Exercise objective - Reproduce all the lines exactly as they stand, apart from the pictures.

Recorded data -

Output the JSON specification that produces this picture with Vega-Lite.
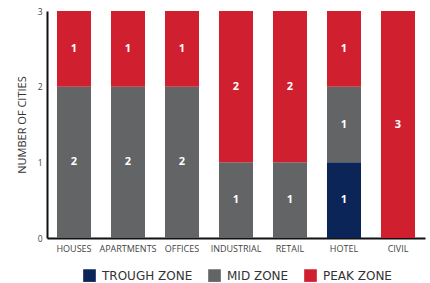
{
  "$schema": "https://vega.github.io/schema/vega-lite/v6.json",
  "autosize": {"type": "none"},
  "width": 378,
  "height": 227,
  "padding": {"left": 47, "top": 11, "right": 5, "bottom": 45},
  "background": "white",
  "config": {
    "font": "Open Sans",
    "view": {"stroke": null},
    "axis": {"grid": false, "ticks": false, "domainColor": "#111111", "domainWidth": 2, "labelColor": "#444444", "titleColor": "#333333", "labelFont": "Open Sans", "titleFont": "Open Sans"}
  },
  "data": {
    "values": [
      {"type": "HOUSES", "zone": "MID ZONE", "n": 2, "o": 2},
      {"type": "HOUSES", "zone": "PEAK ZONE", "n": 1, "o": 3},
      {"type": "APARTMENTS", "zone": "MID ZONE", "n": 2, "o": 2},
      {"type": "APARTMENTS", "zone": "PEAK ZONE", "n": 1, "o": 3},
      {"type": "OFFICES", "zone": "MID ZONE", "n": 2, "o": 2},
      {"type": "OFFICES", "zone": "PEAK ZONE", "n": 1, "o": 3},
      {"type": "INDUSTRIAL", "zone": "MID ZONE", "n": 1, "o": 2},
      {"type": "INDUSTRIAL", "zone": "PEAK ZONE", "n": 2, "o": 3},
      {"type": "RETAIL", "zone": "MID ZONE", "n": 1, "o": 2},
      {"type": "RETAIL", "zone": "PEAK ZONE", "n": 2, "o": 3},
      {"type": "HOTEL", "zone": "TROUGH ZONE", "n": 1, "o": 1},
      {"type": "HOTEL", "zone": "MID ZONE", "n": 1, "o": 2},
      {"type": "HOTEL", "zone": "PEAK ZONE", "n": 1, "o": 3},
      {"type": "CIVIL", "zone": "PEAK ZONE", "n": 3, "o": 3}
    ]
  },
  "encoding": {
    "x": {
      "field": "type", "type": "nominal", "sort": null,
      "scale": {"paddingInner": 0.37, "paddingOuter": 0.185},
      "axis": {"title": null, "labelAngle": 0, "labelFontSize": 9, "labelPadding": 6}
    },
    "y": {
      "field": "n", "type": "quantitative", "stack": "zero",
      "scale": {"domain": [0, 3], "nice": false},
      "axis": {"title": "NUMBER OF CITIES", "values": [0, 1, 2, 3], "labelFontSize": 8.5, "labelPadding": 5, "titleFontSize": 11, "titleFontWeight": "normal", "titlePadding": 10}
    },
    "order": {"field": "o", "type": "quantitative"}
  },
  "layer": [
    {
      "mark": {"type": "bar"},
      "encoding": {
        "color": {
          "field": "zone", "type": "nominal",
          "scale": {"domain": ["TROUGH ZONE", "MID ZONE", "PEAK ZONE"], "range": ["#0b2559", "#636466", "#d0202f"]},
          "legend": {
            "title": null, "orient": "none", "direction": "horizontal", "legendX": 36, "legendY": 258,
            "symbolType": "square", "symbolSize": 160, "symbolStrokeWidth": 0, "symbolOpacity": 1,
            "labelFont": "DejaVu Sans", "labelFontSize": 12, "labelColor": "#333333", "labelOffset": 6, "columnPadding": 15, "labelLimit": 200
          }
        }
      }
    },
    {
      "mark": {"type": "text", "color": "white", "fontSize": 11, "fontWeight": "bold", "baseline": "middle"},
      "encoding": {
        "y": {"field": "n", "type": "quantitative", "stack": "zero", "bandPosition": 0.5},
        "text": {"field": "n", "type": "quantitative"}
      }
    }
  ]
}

Worked solution -
Output the JSON specification that produces this picture with Vega-Lite.
{
  "$schema": "https://vega.github.io/schema/vega-lite/v6.json",
  "autosize": {"type": "none"},
  "width": 378,
  "height": 227,
  "padding": {"left": 47, "top": 11, "right": 5, "bottom": 45},
  "background": "white",
  "config": {
    "font": "Open Sans",
    "view": {"stroke": null},
    "axis": {"grid": false, "ticks": false, "domainColor": "#111111", "domainWidth": 2, "labelColor": "#444444", "titleColor": "#333333", "labelFont": "Open Sans", "titleFont": "Open Sans"}
  },
  "data": {
    "values": [
      {"type": "HOUSES", "zone": "MID ZONE", "n": 2, "o": 2},
      {"type": "HOUSES", "zone": "PEAK ZONE", "n": 1, "o": 3},
      {"type": "APARTMENTS", "zone": "MID ZONE", "n": 2, "o": 2},
      {"type": "APARTMENTS", "zone": "PEAK ZONE", "n": 1, "o": 3},
      {"type": "OFFICES", "zone": "MID ZONE", "n": 2, "o": 2},
      {"type": "OFFICES", "zone": "PEAK ZONE", "n": 1, "o": 3},
      {"type": "INDUSTRIAL", "zone": "MID ZONE", "n": 1, "o": 2},
      {"type": "INDUSTRIAL", "zone": "PEAK ZONE", "n": 2, "o": 3},
      {"type": "RETAIL", "zone": "MID ZONE", "n": 1, "o": 2},
      {"type": "RETAIL", "zone": "PEAK ZONE", "n": 2, "o": 3},
      {"type": "HOTEL", "zone": "TROUGH ZONE", "n": 1, "o": 1},
      {"type": "HOTEL", "zone": "MID ZONE", "n": 1, "o": 2},
      {"type": "HOTEL", "zone": "PEAK ZONE", "n": 1, "o": 3},
      {"type": "CIVIL", "zone": "PEAK ZONE", "n": 3, "o": 3}
    ]
  },
  "encoding": {
    "x": {
      "field": "type", "type": "nominal", "sort": null,
      "scale": {"paddingInner": 0.37, "paddingOuter": 0.185},
      "axis": {"title": null, "labelAngle": 0, "labelFontSize": 9, "labelPadding": 6}
    },
    "y": {
      "field": "n", "type": "quantitative", "stack": "zero",
      "scale": {"domain": [0, 3], "nice": false},
      "axis": {"title": "NUMBER OF CITIES", "values": [0, 1, 2, 3], "labelFontSize": 8.5, "labelPadding": 5, "titleFontSize": 11, "titleFontWeight": "normal", "titlePadding": 10}
    },
    "order": {"field": "o", "type": "quantitative"}
  },
  "layer": [
    {
      "mark": {"type": "bar"},
      "encoding": {
        "color": {
          "field": "zone", "type": "nominal",
          "scale": {"domain": ["TROUGH ZONE", "MID ZONE", "PEAK ZONE"], "range": ["#0b2559", "#636466", "#d0202f"]},
          "legend": {
            "title": null, "orient": "none", "direction": "horizontal", "legendX": 36, "legendY": 258,
            "symbolType": "square", "symbolSize": 160, "symbolStrokeWidth": 0, "symbolOpacity": 1,
            "labelFont": "DejaVu Sans", "labelFontSize": 12, "labelColor": "#333333", "labelOffset": 6, "columnPadding": 15, "labelLimit": 200
          }
        }
      }
    },
    {
      "mark": {"type": "text", "color": "white", "fontSize": 11, "fontWeight": "bold", "baseline": "middle"},
      "encoding": {
        "y": {"field": "n", "type": "quantitative", "stack": "zero", "bandPosition": 0.5},
        "text": {"field": "n", "type": "quantitative"}
      }
    }
  ]
}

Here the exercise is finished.